** BEGIN SUPPLIED INFORMATION **
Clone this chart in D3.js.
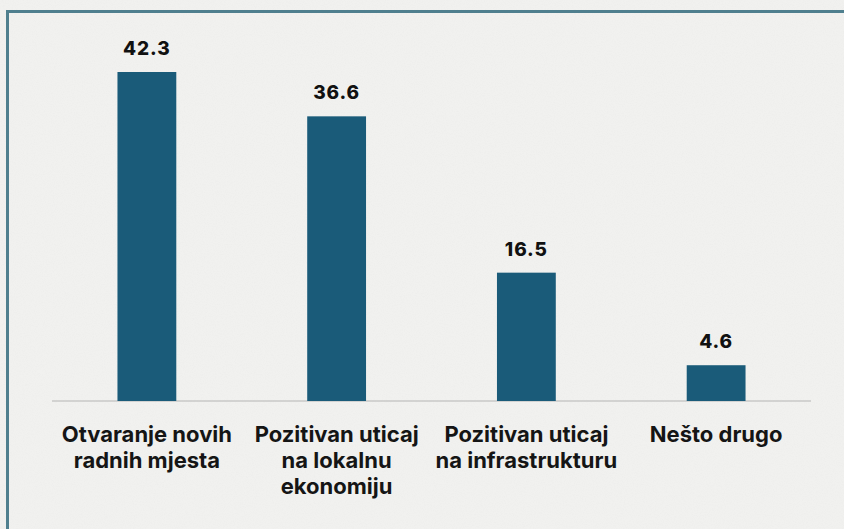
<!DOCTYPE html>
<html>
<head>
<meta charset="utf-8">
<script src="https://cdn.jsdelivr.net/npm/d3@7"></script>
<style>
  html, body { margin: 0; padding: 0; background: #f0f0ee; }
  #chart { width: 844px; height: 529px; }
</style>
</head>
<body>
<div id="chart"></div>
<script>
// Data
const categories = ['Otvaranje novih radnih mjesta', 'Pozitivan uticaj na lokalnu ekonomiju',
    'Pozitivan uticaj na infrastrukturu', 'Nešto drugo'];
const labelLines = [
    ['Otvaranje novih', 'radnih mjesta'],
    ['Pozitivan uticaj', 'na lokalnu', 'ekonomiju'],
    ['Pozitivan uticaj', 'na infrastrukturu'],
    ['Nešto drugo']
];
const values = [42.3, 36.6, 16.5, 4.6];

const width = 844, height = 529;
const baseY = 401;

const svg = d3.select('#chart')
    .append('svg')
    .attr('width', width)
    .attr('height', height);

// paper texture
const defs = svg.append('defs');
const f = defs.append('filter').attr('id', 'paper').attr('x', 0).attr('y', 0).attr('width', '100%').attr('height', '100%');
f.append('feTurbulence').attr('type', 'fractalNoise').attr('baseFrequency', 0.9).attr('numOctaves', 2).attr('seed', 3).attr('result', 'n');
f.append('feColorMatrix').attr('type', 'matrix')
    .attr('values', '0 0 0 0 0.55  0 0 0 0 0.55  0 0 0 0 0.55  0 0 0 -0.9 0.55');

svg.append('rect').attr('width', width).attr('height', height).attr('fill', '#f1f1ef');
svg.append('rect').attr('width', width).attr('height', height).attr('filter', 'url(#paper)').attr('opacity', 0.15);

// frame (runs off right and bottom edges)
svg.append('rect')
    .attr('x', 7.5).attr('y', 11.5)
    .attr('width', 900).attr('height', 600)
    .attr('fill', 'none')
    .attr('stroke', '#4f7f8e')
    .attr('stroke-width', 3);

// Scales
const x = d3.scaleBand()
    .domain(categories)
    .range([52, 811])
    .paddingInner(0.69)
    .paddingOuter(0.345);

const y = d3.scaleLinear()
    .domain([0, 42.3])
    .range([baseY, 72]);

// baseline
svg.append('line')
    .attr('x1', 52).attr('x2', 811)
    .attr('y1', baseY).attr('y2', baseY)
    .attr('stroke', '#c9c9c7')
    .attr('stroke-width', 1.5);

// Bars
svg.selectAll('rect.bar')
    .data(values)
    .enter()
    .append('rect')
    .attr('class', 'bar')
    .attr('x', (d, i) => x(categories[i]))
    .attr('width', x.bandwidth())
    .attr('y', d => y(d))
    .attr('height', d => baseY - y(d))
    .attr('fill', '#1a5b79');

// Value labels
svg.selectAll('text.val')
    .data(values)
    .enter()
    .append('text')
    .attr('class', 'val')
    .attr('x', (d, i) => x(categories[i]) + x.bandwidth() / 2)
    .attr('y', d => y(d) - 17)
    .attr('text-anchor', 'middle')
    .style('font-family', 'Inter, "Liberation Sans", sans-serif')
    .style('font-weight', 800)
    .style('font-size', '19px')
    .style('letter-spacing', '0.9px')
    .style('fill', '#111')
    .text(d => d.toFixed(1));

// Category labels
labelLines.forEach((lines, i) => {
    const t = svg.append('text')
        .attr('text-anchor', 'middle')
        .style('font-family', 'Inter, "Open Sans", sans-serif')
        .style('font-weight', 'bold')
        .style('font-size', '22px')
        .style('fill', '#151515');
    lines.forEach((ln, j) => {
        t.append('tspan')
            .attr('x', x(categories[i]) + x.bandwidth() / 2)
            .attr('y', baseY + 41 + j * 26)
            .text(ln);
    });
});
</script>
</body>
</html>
** END SUPPLIED INFORMATION **
**OBJECTIVE:**
Omit every picture, then repeat the remaining data exactly as it appears above.

**THE ANSWER:**
Clone this chart in D3.js.
<!DOCTYPE html>
<html>
<head>
<meta charset="utf-8">
<script src="https://cdn.jsdelivr.net/npm/d3@7"></script>
<style>
  html, body { margin: 0; padding: 0; background: #f0f0ee; }
  #chart { width: 844px; height: 529px; }
</style>
</head>
<body>
<div id="chart"></div>
<script>
// Data
const categories = ['Otvaranje novih radnih mjesta', 'Pozitivan uticaj na lokalnu ekonomiju',
    'Pozitivan uticaj na infrastrukturu', 'Nešto drugo'];
const labelLines = [
    ['Otvaranje novih', 'radnih mjesta'],
    ['Pozitivan uticaj', 'na lokalnu', 'ekonomiju'],
    ['Pozitivan uticaj', 'na infrastrukturu'],
    ['Nešto drugo']
];
const values = [42.3, 36.6, 16.5, 4.6];

const width = 844, height = 529;
const baseY = 401;

const svg = d3.select('#chart')
    .append('svg')
    .attr('width', width)
    .attr('height', height);

// paper texture
const defs = svg.append('defs');
const f = defs.append('filter').attr('id', 'paper').attr('x', 0).attr('y', 0).attr('width', '100%').attr('height', '100%');
f.append('feTurbulence').attr('type', 'fractalNoise').attr('baseFrequency', 0.9).attr('numOctaves', 2).attr('seed', 3).attr('result', 'n');
f.append('feColorMatrix').attr('type', 'matrix')
    .attr('values', '0 0 0 0 0.55  0 0 0 0 0.55  0 0 0 0 0.55  0 0 0 -0.9 0.55');

svg.append('rect').attr('width', width).attr('height', height).attr('fill', '#f1f1ef');
svg.append('rect').attr('width', width).attr('height', height).attr('filter', 'url(#paper)').attr('opacity', 0.15);

// frame (runs off right and bottom edges)
svg.append('rect')
    .attr('x', 7.5).attr('y', 11.5)
    .attr('width', 900).attr('height', 600)
    .attr('fill', 'none')
    .attr('stroke', '#4f7f8e')
    .attr('stroke-width', 3);

// Scales
const x = d3.scaleBand()
    .domain(categories)
    .range([52, 811])
    .paddingInner(0.69)
    .paddingOuter(0.345);

const y = d3.scaleLinear()
    .domain([0, 42.3])
    .range([baseY, 72]);

// baseline
svg.append('line')
    .attr('x1', 52).attr('x2', 811)
    .attr('y1', baseY).attr('y2', baseY)
    .attr('stroke', '#c9c9c7')
    .attr('stroke-width', 1.5);

// Bars
svg.selectAll('rect.bar')
    .data(values)
    .enter()
    .append('rect')
    .attr('class', 'bar')
    .attr('x', (d, i) => x(categories[i]))
    .attr('width', x.bandwidth())
    .attr('y', d => y(d))
    .attr('height', d => baseY - y(d))
    .attr('fill', '#1a5b79');

// Value labels
svg.selectAll('text.val')
    .data(values)
    .enter()
    .append('text')
    .attr('class', 'val')
    .attr('x', (d, i) => x(categories[i]) + x.bandwidth() / 2)
    .attr('y', d => y(d) - 17)
    .attr('text-anchor', 'middle')
    .style('font-family', 'Inter, "Liberation Sans", sans-serif')
    .style('font-weight', 800)
    .style('font-size', '19px')
    .style('letter-spacing', '0.9px')
    .style('fill', '#111')
    .text(d => d.toFixed(1));

// Category labels
labelLines.forEach((lines, i) => {
    const t = svg.append('text')
        .attr('text-anchor', 'middle')
        .style('font-family', 'Inter, "Open Sans", sans-serif')
        .style('font-weight', 'bold')
        .style('font-size', '22px')
        .style('fill', '#151515');
    lines.forEach((ln, j) => {
        t.append('tspan')
            .attr('x', x(categories[i]) + x.bandwidth() / 2)
            .attr('y', baseY + 41 + j * 26)
            .text(ln);
    });
});
</script>
</body>
</html>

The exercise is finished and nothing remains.